The Contingency Regulations state that insurance contracts concluded before the UK leaves the European Union by authorised insurers shall continue being effective after that date, and the parties’ obligations will be enforceable. The Contingency Regulations also state that such authorised insurers shall be permitted for a maximum period of 9 months to carry out ‘management activity’ with respect to contracts in force in order for the insurers to: (i) terminate the contracts; (ii) transfer the contracts to an authorised firm; or (iii) request authorisation from the regulator under the third country or other applicable regime.

This notwithstanding, the Contingency Regulations make it clear that UK and Gibraltar insurers will not in any case be permitted from the no-deal Brexit effective date to renew, or to novate insurance contracts where such novation entails the provision of new services in Spain or mean that parties’ essential obligations are affected, nor will they be permitted to conclude new contracts of insurance without authorisation as third country insurers.
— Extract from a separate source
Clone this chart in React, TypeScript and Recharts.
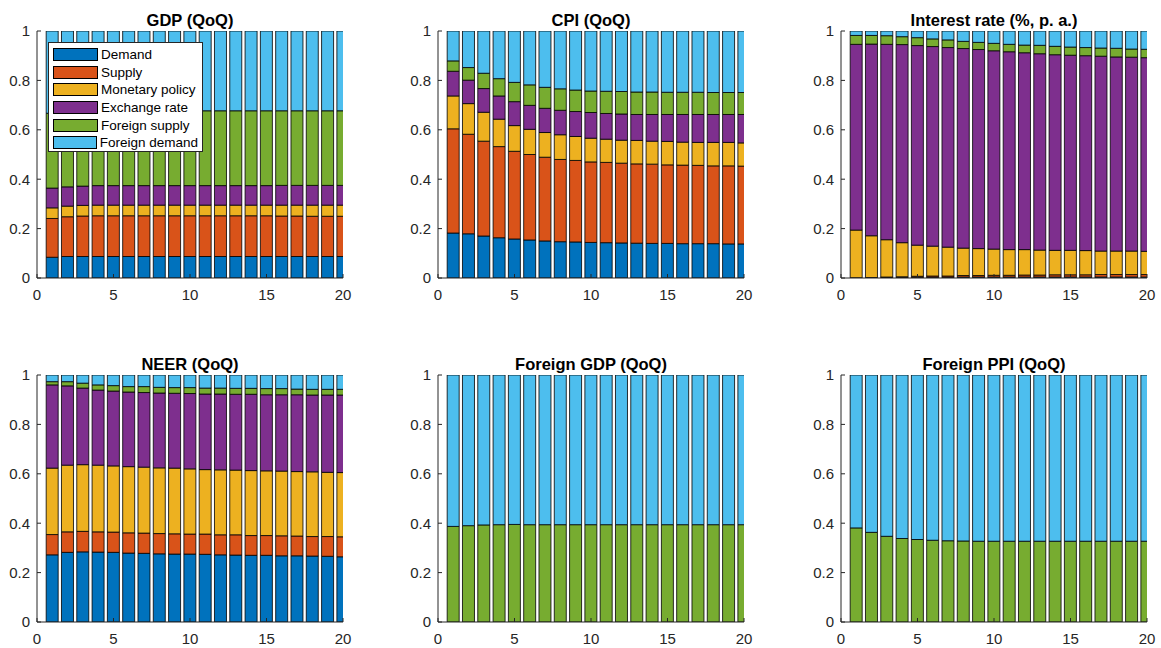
import React from 'react';
import { BarChart, Bar, XAxis, YAxis, Legend } from 'recharts';

const periods = [1, 2, 3, 4, 5, 6, 7, 8, 9, 10, 11, 12, 13, 14, 15, 16, 17, 18, 19, 20];
const shockNames = ['Demand', 'Supply', 'Monetary policy', 'Exchange rate', 'Foreign supply', 'Foreign demand'];
const shockColors = ['#0072BD', '#D95319', '#EDB120', '#7E2F8E', '#77AC30', '#4DBEEE'];
const xTicks = [0, 5, 10, 15, 20];
const yTicks = [0, 0.2, 0.4, 0.6, 0.8, 1];

// GDP (QoQ)
const gdpDemand = [0.084, 0.087, 0.087, 0.087, 0.087, 0.087, 0.087, 0.087, 0.087, 0.087, 0.087, 0.087, 0.087, 0.087, 0.087, 0.087, 0.087, 0.087, 0.087, 0.087];
const gdpSupply = [0.157, 0.161, 0.164, 0.165, 0.165, 0.165, 0.165, 0.165, 0.165, 0.165, 0.165, 0.165, 0.165, 0.165, 0.165, 0.164, 0.164, 0.163, 0.163, 0.163];
const gdpMonetary = [0.043, 0.043, 0.043, 0.043, 0.043, 0.043, 0.043, 0.043, 0.043, 0.043, 0.043, 0.043, 0.043, 0.043, 0.043, 0.044, 0.044, 0.045, 0.045, 0.045];
const gdpExchange = [0.080, 0.078, 0.078, 0.079, 0.079, 0.079, 0.079, 0.079, 0.079, 0.079, 0.079, 0.079, 0.079, 0.079, 0.079, 0.080, 0.080, 0.080, 0.080, 0.080];
const gdpForeignSupply = [0.303, 0.308, 0.305, 0.303, 0.303, 0.303, 0.303, 0.303, 0.303, 0.303, 0.303, 0.303, 0.303, 0.303, 0.303, 0.302, 0.302, 0.302, 0.302, 0.302];
const gdpForeignDemand = [0.333, 0.323, 0.323, 0.323, 0.323, 0.323, 0.323, 0.323, 0.323, 0.323, 0.323, 0.323, 0.323, 0.323, 0.323, 0.323, 0.323, 0.323, 0.323, 0.323];

// CPI (QoQ)
const cpiDemand = [0.182, 0.179, 0.170, 0.163, 0.158, 0.154, 0.150, 0.147, 0.146, 0.144, 0.143, 0.142, 0.141, 0.140, 0.140, 0.139, 0.139, 0.139, 0.138, 0.138];
const cpiSupply = [0.422, 0.403, 0.384, 0.369, 0.355, 0.346, 0.339, 0.333, 0.330, 0.326, 0.325, 0.323, 0.321, 0.321, 0.318, 0.318, 0.317, 0.315, 0.316, 0.315];
const cpiMonetary = [0.133, 0.124, 0.117, 0.111, 0.104, 0.102, 0.100, 0.100, 0.097, 0.096, 0.094, 0.093, 0.095, 0.093, 0.095, 0.093, 0.093, 0.095, 0.095, 0.094];
const cpiExchange = [0.100, 0.095, 0.096, 0.094, 0.097, 0.097, 0.098, 0.099, 0.101, 0.104, 0.104, 0.106, 0.105, 0.108, 0.109, 0.112, 0.113, 0.113, 0.113, 0.115];
const cpiForeignSupply = [0.042, 0.051, 0.062, 0.070, 0.078, 0.083, 0.085, 0.087, 0.087, 0.087, 0.090, 0.091, 0.091, 0.091, 0.090, 0.090, 0.090, 0.089, 0.089, 0.089];
const cpiForeignDemand = [0.121, 0.148, 0.171, 0.193, 0.208, 0.218, 0.228, 0.234, 0.239, 0.243, 0.244, 0.245, 0.247, 0.247, 0.248, 0.248, 0.248, 0.249, 0.249, 0.249];

// Interest rate (%, p. a.)
const rateDemand = [0.001, 0.001, 0.002, 0.002, 0.003, 0.003, 0.003, 0.004, 0.004, 0.004, 0.004, 0.004, 0.004, 0.004, 0.004, 0.004, 0.004, 0.004, 0.004, 0.004];
const rateSupply = [0.000, 0.001, 0.002, 0.003, 0.004, 0.005, 0.005, 0.006, 0.006, 0.007, 0.007, 0.008, 0.008, 0.009, 0.009, 0.009, 0.010, 0.010, 0.010, 0.010];
const rateMonetary = [0.193, 0.169, 0.151, 0.138, 0.126, 0.121, 0.117, 0.111, 0.109, 0.106, 0.104, 0.103, 0.101, 0.099, 0.099, 0.098, 0.095, 0.095, 0.095, 0.094];
const rateExchange = [0.752, 0.776, 0.791, 0.802, 0.808, 0.808, 0.808, 0.808, 0.806, 0.803, 0.801, 0.797, 0.795, 0.792, 0.790, 0.789, 0.789, 0.786, 0.785, 0.784];
const rateForeignSupply = [0.036, 0.035, 0.035, 0.032, 0.032, 0.031, 0.031, 0.029, 0.029, 0.030, 0.030, 0.031, 0.034, 0.034, 0.033, 0.033, 0.033, 0.035, 0.033, 0.034];
const rateForeignDemand = [0.018, 0.018, 0.019, 0.023, 0.027, 0.032, 0.036, 0.042, 0.046, 0.050, 0.054, 0.057, 0.058, 0.062, 0.065, 0.067, 0.069, 0.070, 0.073, 0.074];

// NEER (QoQ)
const neerDemand = [0.272, 0.282, 0.284, 0.283, 0.282, 0.279, 0.278, 0.276, 0.275, 0.275, 0.274, 0.272, 0.271, 0.270, 0.270, 0.268, 0.268, 0.267, 0.266, 0.264];
const neerSupply = [0.082, 0.083, 0.083, 0.082, 0.082, 0.082, 0.082, 0.082, 0.082, 0.081, 0.082, 0.081, 0.082, 0.080, 0.080, 0.081, 0.080, 0.079, 0.080, 0.081];
const neerMonetary = [0.269, 0.270, 0.270, 0.270, 0.268, 0.268, 0.267, 0.266, 0.266, 0.264, 0.261, 0.263, 0.262, 0.263, 0.262, 0.262, 0.261, 0.262, 0.260, 0.260];
const neerExchange = [0.337, 0.321, 0.310, 0.304, 0.303, 0.302, 0.302, 0.303, 0.303, 0.305, 0.306, 0.307, 0.307, 0.309, 0.308, 0.309, 0.311, 0.311, 0.313, 0.314];
const neerForeignSupply = [0.013, 0.017, 0.020, 0.021, 0.022, 0.022, 0.024, 0.023, 0.023, 0.024, 0.024, 0.024, 0.024, 0.024, 0.025, 0.025, 0.023, 0.023, 0.023, 0.023];
const neerForeignDemand = [0.027, 0.027, 0.033, 0.040, 0.043, 0.047, 0.047, 0.050, 0.051, 0.051, 0.053, 0.053, 0.054, 0.054, 0.055, 0.055, 0.057, 0.058, 0.058, 0.058];

// Foreign GDP (QoQ)
const fgdpForeignSupply = [0.387, 0.390, 0.393, 0.394, 0.395, 0.394, 0.394, 0.394, 0.394, 0.394, 0.394, 0.394, 0.394, 0.394, 0.394, 0.394, 0.394, 0.394, 0.394, 0.394];
const fgdpForeignDemand = [0.613, 0.610, 0.607, 0.606, 0.605, 0.606, 0.606, 0.606, 0.606, 0.606, 0.606, 0.606, 0.606, 0.606, 0.606, 0.606, 0.606, 0.606, 0.606, 0.606];

// Foreign PPI (QoQ)
const fppiForeignSupply = [0.381, 0.363, 0.347, 0.338, 0.334, 0.331, 0.329, 0.328, 0.327, 0.327, 0.327, 0.327, 0.327, 0.327, 0.327, 0.327, 0.327, 0.327, 0.327, 0.327];
const fppiForeignDemand = [0.619, 0.637, 0.653, 0.662, 0.666, 0.669, 0.671, 0.672, 0.673, 0.673, 0.673, 0.673, 0.673, 0.673, 0.673, 0.673, 0.673, 0.673, 0.673, 0.673];

const AXIS_COLOR = '#262626';
const PLOT_W = 306;
const PLOT_H = 247;
const PAD_L = 45;
const PAD_T = 31;
const PAD_R = 12;
const PAD_B = 30;

interface Series {
  shock: number;
  values: number[];
}

interface PanelProps {
  title: string;
  series: Series[];
  plotLeft: number;
  plotTop: number;
  showLegend?: boolean;
}

const LegendBox = () => (
  <div
    style={{
      border: `1px solid ${AXIS_COLOR}`,
      background: '#fff',
      width: 155,
      height: 110,
      boxSizing: 'border-box',
      padding: '3px 4px',
    }}
  >
    {shockNames.map((name, i) => (
      <div key={name} style={{ display: 'flex', alignItems: 'center', height: 17.6 }}>
        <span
          style={{
            display: 'inline-block',
            width: 45,
            height: 13,
            background: shockColors[i],
            border: '1px solid #000',
            boxSizing: 'border-box',
          }}
        />
        <span style={{ marginLeft: 3, fontSize: 13.5, color: '#000', whiteSpace: 'nowrap' }}>{name}</span>
      </div>
    ))}
  </div>
);

const Panel: React.FC<PanelProps> = ({ title, series, plotLeft, plotTop, showLegend }) => {
  const data = periods.map((t, i) => {
    const row: Record<string, number> = { t };
    series.forEach((s) => {
      row['s' + s.shock] = s.values[i];
    });
    return row;
  });

  const width = PAD_L + PLOT_W + PAD_R;
  const height = PAD_T + PLOT_H + PAD_B;

  return (
    <div style={{ position: 'absolute', left: plotLeft - PAD_L, top: plotTop - PAD_T, width, height }}>
      <BarChart
        width={width}
        height={height}
        data={data}
        margin={{ top: PAD_T, right: PAD_R, left: 0, bottom: 0 }}
        barCategoryGap="10%"
      >
        {series.map((s) => (
          <Bar
            key={s.shock}
            dataKey={'s' + s.shock}
            name={shockNames[s.shock]}
            stackId="a"
            fill={shockColors[s.shock]}
            stroke="#000"
            strokeWidth={0.8}
            isAnimationActive={false}
          />
        ))}
        <XAxis
          dataKey="t"
          type="number"
          domain={[0, 20]}
          ticks={xTicks}
          allowDataOverflow
          height={PAD_B}
          stroke={AXIS_COLOR}
          tickSize={-4}
          tickMargin={15}
          tick={{ fill: AXIS_COLOR, fontSize: 15 }}
        />
        <XAxis
          xAxisId="top"
          orientation="top"
          type="number"
          domain={[0, 20]}
          ticks={xTicks}
          allowDataOverflow
          height={0}
          stroke={AXIS_COLOR}
          tickSize={-4}
          tick={false}
        />
        <YAxis
          type="number"
          domain={[0, 1]}
          ticks={yTicks}
          allowDataOverflow
          width={PAD_L}
          stroke={AXIS_COLOR}
          tickSize={-4}
          tickMargin={11}
          tick={{ fill: AXIS_COLOR, fontSize: 15 }}
        />
        <YAxis
          yAxisId="right"
          orientation="right"
          type="number"
          domain={[0, 1]}
          ticks={yTicks}
          allowDataOverflow
          width={0}
          stroke={AXIS_COLOR}
          tickSize={-4}
          tick={false}
        />
        {showLegend && (
          <Legend
            layout="vertical"
            align="center"
            verticalAlign="middle"
            wrapperStyle={{ left: PAD_L + 11, top: PAD_T + 11, width: 'auto', height: 'auto' }}
            content={() => <LegendBox />}
          />
        )}
      </BarChart>
      <div
        style={{
          position: 'absolute',
          left: PAD_L,
          width: PLOT_W,
          top: PAD_T - 20,
          lineHeight: '18px',
          textAlign: 'center',
          fontWeight: 'bold',
          fontSize: 16.5,
          color: '#000',
        }}
      >
        {title}
      </div>
    </div>
  );
};

const colLeft = [37, 438, 841];
const rowTop = [31, 375];

const App = () => (
  <div
    style={{
      position: 'absolute',
      left: 0,
      top: 0,
      width: 1161,
      height: 648,
      background: '#fff',
      fontFamily: '"Liberation Sans", Arial, Helvetica, sans-serif',
      overflow: 'hidden',
    }}
  >
    <Panel
      title="GDP (QoQ)"
      plotLeft={colLeft[0]}
      plotTop={rowTop[0]}
      showLegend
      series={[
        { shock: 0, values: gdpDemand },
        { shock: 1, values: gdpSupply },
        { shock: 2, values: gdpMonetary },
        { shock: 3, values: gdpExchange },
        { shock: 4, values: gdpForeignSupply },
        { shock: 5, values: gdpForeignDemand },
      ]}
    />
    <Panel
      title="CPI (QoQ)"
      plotLeft={colLeft[1]}
      plotTop={rowTop[0]}
      series={[
        { shock: 0, values: cpiDemand },
        { shock: 1, values: cpiSupply },
        { shock: 2, values: cpiMonetary },
        { shock: 3, values: cpiExchange },
        { shock: 4, values: cpiForeignSupply },
        { shock: 5, values: cpiForeignDemand },
      ]}
    />
    <Panel
      title="Interest rate (%, p. a.)"
      plotLeft={colLeft[2]}
      plotTop={rowTop[0]}
      series={[
        { shock: 0, values: rateDemand },
        { shock: 1, values: rateSupply },
        { shock: 2, values: rateMonetary },
        { shock: 3, values: rateExchange },
        { shock: 4, values: rateForeignSupply },
        { shock: 5, values: rateForeignDemand },
      ]}
    />
    <Panel
      title="NEER (QoQ)"
      plotLeft={colLeft[0]}
      plotTop={rowTop[1]}
      series={[
        { shock: 0, values: neerDemand },
        { shock: 1, values: neerSupply },
        { shock: 2, values: neerMonetary },
        { shock: 3, values: neerExchange },
        { shock: 4, values: neerForeignSupply },
        { shock: 5, values: neerForeignDemand },
      ]}
    />
    <Panel
      title="Foreign GDP (QoQ)"
      plotLeft={colLeft[1]}
      plotTop={rowTop[1]}
      series={[
        { shock: 4, values: fgdpForeignSupply },
        { shock: 5, values: fgdpForeignDemand },
      ]}
    />
    <Panel
      title="Foreign PPI (QoQ)"
      plotLeft={colLeft[2]}
      plotTop={rowTop[1]}
      series={[
        { shock: 4, values: fppiForeignSupply },
        { shock: 5, values: fppiForeignDemand },
      ]}
    />
  </div>
);

export default App;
Although its objective scope makes reference to “other financial services” in general, the Contingency Regulations do not contain any specific provision with respect to insurance distribution/intermediation activities carried out by UK or Gibraltar domiciled insurance intermediaries.

(contributed by Garrigues


No definitive or provisional measures have been put forth in Portugal to address the potential impacts of a no-deal Brexit on the insurance sector as of yet. The Portuguese Insurance and Pension Funds Supervisory Authority has clarified that, upon a hard Brexit, the UK is expected to become a third-country, leaving insurance companies headquartered in the UK without the right of freedom of establishment and to provide services, thus requiring them to transfer policies to an EU undertaking or to set up a local branch under the third-country regulatory framework to ensure business continuity.

The Portuguese regulator has also requested that both insurance undertakings and distributors headquartered in the UK with business in Portugal alert policyholders, insured persons, and beneficiaries to the potential impacts of Brexit, the contingency measures being adopted, and the continuity of insurance policies.

(contributed by Garrigues)


Notwithstanding EIOPA’s recommendation that EU Member States prepare a framework for the ordinarily run-off of insurance business in the event of a hard-Brexit, it is evident that the levels of preparedness of individual EU Member States varies. The ability of UK insurers to continue to service their EU cross-border business upon Brexit is therefore not consistent throughout the EU. Insurers should seek appropriate advice in the relevant jurisdiction should they have ongoing cross-border insurance business.